2007: 402 projects successfully released
2008: 440 projects successfully released
2009: 454 projects successfully released
From the Top: The Role of Executives in Building Project Management Value
Having executive support and sponsorship for a strong project management discipline is directly linked to better project results, according to a May 2010 Economist Intelligence Unit report on project management in industrial manufacturing industries.iv The report shows that when project managers answer to executive-level leadership, they are almost twice as likely to bring projects in on schedule. They also meet or exceed budget expectations 50 percent more often than at companies where project managers answer to a mid-level project sponsor.
For many companies, having a PMO can help create the crucial alignment between projects and organizational strategy. The State of the PMO 2010 reported that PMOs:
Decreased failed projects by 31 percent
Delivered 30 percent of projects under budget
Demonstrated a 21 percent improvement in productivity
Delivered 19 percent of projects ahead of schedule
Saved companies an average of US$567,000 per project.
When executives believe in the value of project management, champion their PMOs and integrate project management across the organization, the business benefits are evident and easy to qualify. Still, the investment has to be made, says Patricio Romero, DirecTV.
“You can have the point of view that a PMO takes a lot of time, people and money, but if you make room for it, feed it, and give it power and responsibility, you’ll see results,” he says. “You’ll have a better organization and better communication about project progress across the company, which is key for the success of any business.”
The executive team at Suncorp-Metway Ltd. recognizes that project success isn’t just about meeting time and budget goals. It’s about delivering business value.
“The CEO and executive team view projects as core to delivering the organization’s strategy,” says Adrian McKnight, PMP, program director for the company’s strategic building blocks program (SBBP).
“The goal of every project is to deliver business benefit, and the project activity is focused on delivering that value as quickly as possible.”
When Patrick Snowball was named CEO in September 2009, one of his first initiatives was to develop the SBBP which involved the design of a number of organization-wide projects to significantly improve performance and profitability.
“The strategy and vision of the organization is linked to the execution of these projects. We need to have a strong level of project management discipline and capability to meet those expectations,” says Mr. McKnight.
A key part of the initiative was creating a streamlined approach to the way the company governs and manages projects.
“Our new CEO values project management as much as or more than our previous leadership,” he says.
“He created my role to lead the SBBP, and I report directly to him because he wants to stay close to this process.”
The project management approach creates a consistent level of governance, leadership, monitoring and reporting for projects, but eliminates much of the bureaucracy and paperwork that could otherwise slow the project team.
“We’ve created a strong governance framework around costs, benefit and delivery management,” he says. “Our progress and metrics are monitored closely through the project life cycle to be sure the team is delivering
against the expected outcomes.”
The CEO has mandated that project teams and business units make a strong business case for every project—and they all know they’re accountable for the results.
“It’s clear to everyone what is expected and that every project will be seen as a business improvement act,” says Mr.
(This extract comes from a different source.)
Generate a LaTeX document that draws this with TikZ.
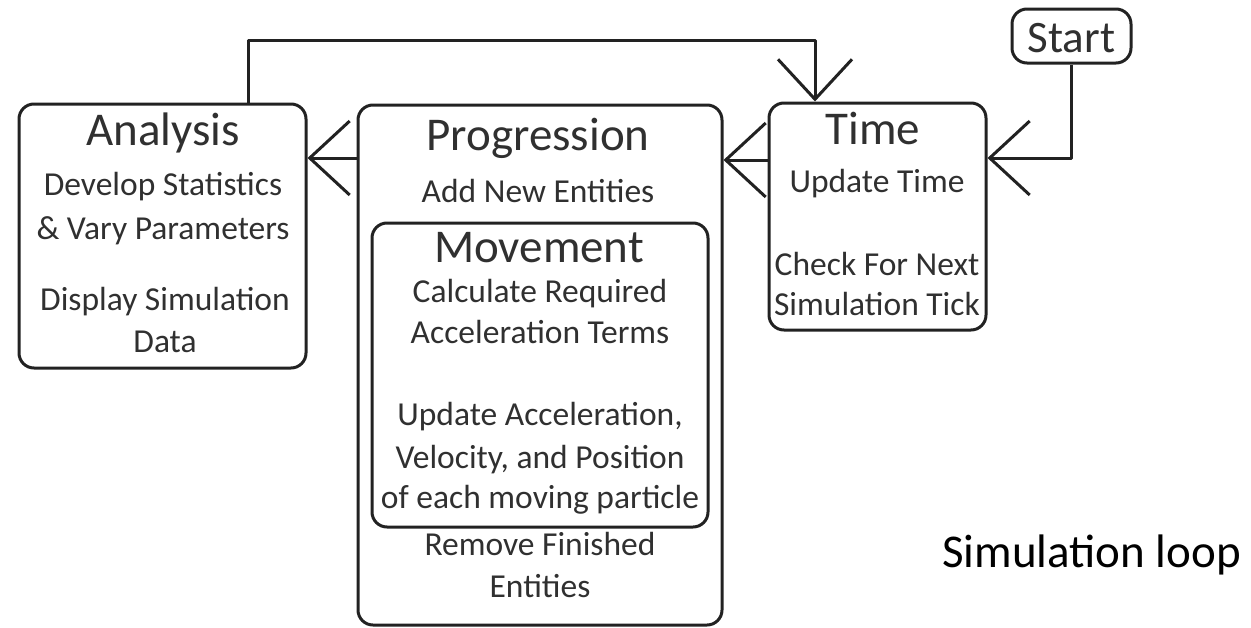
\documentclass[tikz,border=0pt]{standalone}
\usepackage{fontspec}
\setmainfont{Carlito}
\usetikzlibrary{arrows.meta}
\definecolor{ln}{HTML}{222222}
\definecolor{tx}{HTML}{303030}
\begin{document}
\begin{tikzpicture}[x=1pt,y=-1pt,
  box/.style={draw=ln,line width=3pt,rounded corners=15pt,inner sep=0pt,minimum width=#1},
  ttl/.style={anchor=base,text=tx,inner sep=0pt,font=\fontsize{47}{50}\selectfont},
  bdy/.style={anchor=base,text=tx,inner sep=0pt,font=\fontsize{33.5}{40}\selectfont},
  arr/.style={draw=ln,line width=3pt,line join=round,-{Straight Barb[length=40pt,width=74pt,line width=3pt]}}]
\useasboundingbox (0,0) rectangle (1251,627);
% boxes
\node[box=287pt,minimum height=264pt] (ana) at (162.5,236) {};
\node[box=364pt,minimum height=520pt] (prog) at (540,365) {};
\node[box=336pt,minimum height=304pt] (mov) at (540,375) {};
\node[box=217pt,minimum height=227pt] (time) at (877.5,216.5) {};
\node[box=119pt,minimum height=54pt] (start) at (1071.5,36) {};
% analysis text
\node[ttl] (t1) at (163,145) {Analysis};
\node[bdy] (t2) at (163,195) {Develop Statistics};
\node[bdy] (t3) at (163,239) {\& Vary Parameters};
\node[bdy] (t4) at (165,310) {Display Simulation};
\node[bdy] (t5) at (165,352) {Data};
% progression text
\node[ttl] (p1) at (538,150) {Progression};
\node[bdy] (p2) at (538,202) {Add New Entities};
\node[ttl] (m1) at (539,262) {Movement};
\node[bdy] (m2) at (540,302) {Calculate Required};
\node[bdy] (m3) at (540,343) {Acceleration Terms};
\node[bdy] (m4) at (540,425) {Update Acceleration,};
\node[bdy] (m5) at (540,468) {Velocity, and Position};
\node[bdy] (m6) at (540,508) {of each moving particle};
\node[bdy] (p3) at (540,555) {Remove Finished};
\node[bdy] (p4) at (540,597) {Entities};
% time text
\node[ttl] (ti1) at (873,144) {Time};
\node[bdy] (ti2) at (877,192) {Update Time};
\node[bdy] (ti3) at (877,275) {Check For Next};
\node[bdy] (ti4) at (877,315) {Simulation Tick};
% start text
\node[ttl,font=\fontsize{45}{48}\selectfont] (s1) at (1071.5,52) {Start};
% caption
\node[anchor=base west,inner sep=0pt,text=black,font=\fontsize{47}{50}\selectfont] (cap) at (942,567) {Simulation loop};
% connectors
\coordinate (r1) at (0,158);
\coordinate (r2) at (0,160);
\coordinate (r3) at (0,158);
\coordinate (fbL) at (248,40);
\coordinate (fbR) at (815,40);
\draw[arr] (prog.west |- r1) -- (ana.east |- r1);
\draw[arr] (time.west |- r2) -- (prog.east |- r2);
\draw[arr] (start.south) |- (time.east |- r3);
\draw[arr] (ana.north -| fbL) -- (fbL) -- (fbR) -- (time.north -| fbR);
\end{tikzpicture}
\end{document}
McKnight.
“The new system has enabled us to perform well against several benchmarks and to increase our productivity
enormously.” Mr. McKnight points to a recent project to deliver a new management system designed to deliver “transformational improvements” to home and motor claims by consolidating several steps. Using the new project management methodologies, the team broke the project into smaller key deliverables for clients, rolling out the consolidation in phases over the life of the project.
“This reinforced to the business unit the value of project delivery method because they didn’t have to wait a long time to see results,” says Mr. McKnight.
“It built their confidence and commitment to the project and to supporting the project delivery team.” A review of the project outcomes showed that it delivered improved customer satisfaction by creating a more user-friendly process, significantly reduced the cost for handling claims and enabled the company to better leverage its service repair network, says Mr. McKnight. “Project management is an integral part of the business,” he says.
Building Project Management Capabilities
Harnessing the potential of project management doesn’t happen over night, and it cannot be confined to the project team. Organizations must actively work to shape mature project management practices and integrate it across all levels of the organization.
Here are some tips from the trenches: Define the ROI.
“Every project plan should begin with an explanation of the business value that project brings to your organization,” says Mr. Kasabian.
That measure can be used to decide first whether the project should move forward and later as a metric to determine whether the project brought strategic value to the business. Manage what’s measured. The way to get the most value out of a project management methodology is through metrics, says Mr. Brodnik.
“Focus on measures and processes tied to business goals, collect the data and make it available to everyone,” he
says. “When people know what’s being watched, they put more time and focus on it.”
Use metrics to align projects with strategy. All project metrics and data regarding the project’s timeline, risks and progress should be made available to senior management in an at-a-glance format, says Mr. Romero. “When the executive team can see what’s going on with projects, it is very helpful for strategic planning.”
Get everyone on board. Project management doesn’t happen in a bubble. It must be a collaborative effort that extends to the contractors, vendors and clients working on a project, says Mr. Buisson. “Everyone we work with must subscribe to the quality, safety and value metrics we use to track projects.”
Secure buy-in. Unless everyone in the company believes in the value of project management, the organization won’t be able to achieve its project goals, says Mr. McKnight. “If the business unit staff doesn’t understand the importance of project execution, the project will always face challenges.”
As the practice of project management matures—from the portfolio level on down to individual projects—the connections between organizational project management and business value become clearer. And the more involved the executive team is, the better the results.
“With the right resources, a clear timeframe for delivery and senior leadership support, a strong and disciplined project management practices will drive an organization forward,” says Mr. McKnight. “It’s how you stay competitive in the marketplace.”